But when the nurse laid that small, warm, crying weight upon my chest, the isolation vanished entirely. Elias had Samuel’s thick, dark hair, but as he let out a furious, powerful wail that echoed off the tile walls, I knew he had my stubborn lungs. I wrapped my arms around him, pressing my lips to his forehead. In that solitary, agonizing triumph of childbirth, a maternal bond was forged that was stronger than steel. It was just the two of us against the world, and I was suddenly, fiercely ready for war.
Miles away, as the first grey light of dawn began to bleed across the city skyline, a very different kind of desperation was taking place.
Inside the sprawling Hale family mansion, Derek and Vivian had bypassed mourning entirely. They were currently standing in the center of Samuel’s private, mahogany-paneled study, systematically tearing the room apart. Books were thrown onto the Persian rugs. Paintings were ripped from the walls.
“Find the trust amendment, Derek!” Vivian hissed, her hands frantically pulling open the drawers of Samuel’s massive antique desk. Her pristine funeral attire had been replaced by a silk bathrobe, her hair wild with greed. “Samuel was paranoid before the accident. I know he drafted a secondary succession document. If that little gold-digging bitch registers that baby as the primary heir before we can file the corporate restructuring paperwork with the state, we lose our controlling stake in the company.”
“I’m looking, Mother!” Derek snapped, sweating profusely as he pulled a heavy crowbar from a duffel bag.
He approached the large oil painting of their grandfather that hung behind the desk, ripping it down to reveal a heavy steel wall safe. Derek jammed the crowbar into the seam of the digital keypad, violently prying the electronic locking mechanism away from the steel. With a grunt of exertion, he bypassed the lock and swung the heavy door open.

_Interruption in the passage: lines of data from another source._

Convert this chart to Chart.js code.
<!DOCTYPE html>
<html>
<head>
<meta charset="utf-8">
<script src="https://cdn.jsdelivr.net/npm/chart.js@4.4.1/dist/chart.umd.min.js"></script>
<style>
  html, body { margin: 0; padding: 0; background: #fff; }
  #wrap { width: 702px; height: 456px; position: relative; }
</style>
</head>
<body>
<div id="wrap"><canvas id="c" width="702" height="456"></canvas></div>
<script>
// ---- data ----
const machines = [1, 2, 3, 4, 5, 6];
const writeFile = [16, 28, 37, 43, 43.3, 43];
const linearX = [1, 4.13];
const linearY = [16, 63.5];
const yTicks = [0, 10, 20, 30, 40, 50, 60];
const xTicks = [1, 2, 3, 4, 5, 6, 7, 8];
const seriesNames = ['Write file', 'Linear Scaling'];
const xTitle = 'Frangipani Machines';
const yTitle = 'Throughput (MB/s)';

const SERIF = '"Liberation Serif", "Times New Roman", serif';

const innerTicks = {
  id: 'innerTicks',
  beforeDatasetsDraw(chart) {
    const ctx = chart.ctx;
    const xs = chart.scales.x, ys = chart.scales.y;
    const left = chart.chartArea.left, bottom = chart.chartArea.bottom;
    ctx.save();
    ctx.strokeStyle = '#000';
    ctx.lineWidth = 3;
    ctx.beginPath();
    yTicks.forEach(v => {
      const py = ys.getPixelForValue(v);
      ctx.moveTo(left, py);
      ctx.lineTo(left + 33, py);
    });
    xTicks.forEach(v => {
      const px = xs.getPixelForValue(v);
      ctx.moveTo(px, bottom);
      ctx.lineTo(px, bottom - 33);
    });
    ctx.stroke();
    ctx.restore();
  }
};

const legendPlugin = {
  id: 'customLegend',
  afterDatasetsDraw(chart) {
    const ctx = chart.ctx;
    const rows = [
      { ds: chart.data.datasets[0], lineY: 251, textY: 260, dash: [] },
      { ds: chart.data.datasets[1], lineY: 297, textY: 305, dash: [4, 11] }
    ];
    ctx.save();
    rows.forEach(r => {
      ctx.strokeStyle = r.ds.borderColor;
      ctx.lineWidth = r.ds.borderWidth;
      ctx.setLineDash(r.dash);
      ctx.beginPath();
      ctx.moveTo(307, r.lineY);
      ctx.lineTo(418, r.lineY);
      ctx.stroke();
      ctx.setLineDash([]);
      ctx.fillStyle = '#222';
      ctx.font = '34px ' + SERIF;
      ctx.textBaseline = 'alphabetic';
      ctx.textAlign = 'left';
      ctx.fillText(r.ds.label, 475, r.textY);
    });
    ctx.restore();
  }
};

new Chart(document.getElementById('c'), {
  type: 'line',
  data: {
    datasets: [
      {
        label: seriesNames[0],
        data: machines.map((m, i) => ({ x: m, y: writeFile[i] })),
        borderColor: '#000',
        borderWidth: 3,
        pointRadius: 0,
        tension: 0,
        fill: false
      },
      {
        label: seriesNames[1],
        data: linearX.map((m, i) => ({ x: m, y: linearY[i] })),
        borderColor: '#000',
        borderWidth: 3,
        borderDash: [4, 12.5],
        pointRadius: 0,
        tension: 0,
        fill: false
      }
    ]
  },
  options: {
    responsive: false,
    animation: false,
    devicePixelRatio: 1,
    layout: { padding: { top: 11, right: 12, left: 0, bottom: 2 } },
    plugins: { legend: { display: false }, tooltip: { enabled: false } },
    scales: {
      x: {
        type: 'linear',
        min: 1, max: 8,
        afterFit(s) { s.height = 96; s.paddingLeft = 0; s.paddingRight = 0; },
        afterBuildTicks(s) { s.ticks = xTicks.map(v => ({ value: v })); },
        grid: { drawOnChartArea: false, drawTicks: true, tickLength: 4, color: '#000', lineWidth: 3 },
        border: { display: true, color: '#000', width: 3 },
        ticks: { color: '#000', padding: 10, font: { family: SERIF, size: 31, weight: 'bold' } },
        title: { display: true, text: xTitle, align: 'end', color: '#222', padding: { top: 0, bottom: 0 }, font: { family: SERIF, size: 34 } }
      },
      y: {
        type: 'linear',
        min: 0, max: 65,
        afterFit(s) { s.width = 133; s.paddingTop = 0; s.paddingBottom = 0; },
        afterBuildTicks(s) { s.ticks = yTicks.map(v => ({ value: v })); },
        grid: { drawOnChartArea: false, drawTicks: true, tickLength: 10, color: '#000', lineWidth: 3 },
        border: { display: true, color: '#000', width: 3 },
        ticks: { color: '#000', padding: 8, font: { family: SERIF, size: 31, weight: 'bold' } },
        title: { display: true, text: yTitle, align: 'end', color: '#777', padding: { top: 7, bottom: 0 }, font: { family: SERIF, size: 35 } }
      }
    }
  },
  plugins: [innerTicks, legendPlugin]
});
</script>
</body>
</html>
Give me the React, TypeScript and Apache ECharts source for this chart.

Derek reached inside. His face, already pale from exertion, drained of all remaining color.
“Well?” Vivian demanded, stepping forward. “Is it there? The primary ledger?”
Derek backed away from the safe, the crowbar slipping from his hands and clattering loudly against the hardwood floor. “It’s gone,” he whispered, staring into the dark, empty steel cavity. “The primary ledger, the irrevocable trust binder, the corporate master drive… they’re all completely gone.”
Back at the hospital, I was lying in the quiet recovery ward, holding a sleeping Elias against my chest. The door to my room clicked open.
I looked up, expecting to see a nurse coming to check my vitals. Instead, a tall, impeccably dressed man in a charcoal pinstripe suit stepped into the room. He had silver hair, eyes like chipped flint, and carried a heavy, brushed-steel lockbox in his hands.
It was Mr. Sterling, Samuel’s notoriously ruthless, fiercely loyal private corporate attorney.
He closed the door softly behind him, ensuring it locked. He walked over to my bed, his sharp eyes softening just a fraction as he looked down at Elias. He placed the heavy steel lockbox onto the rolling hospital tray table.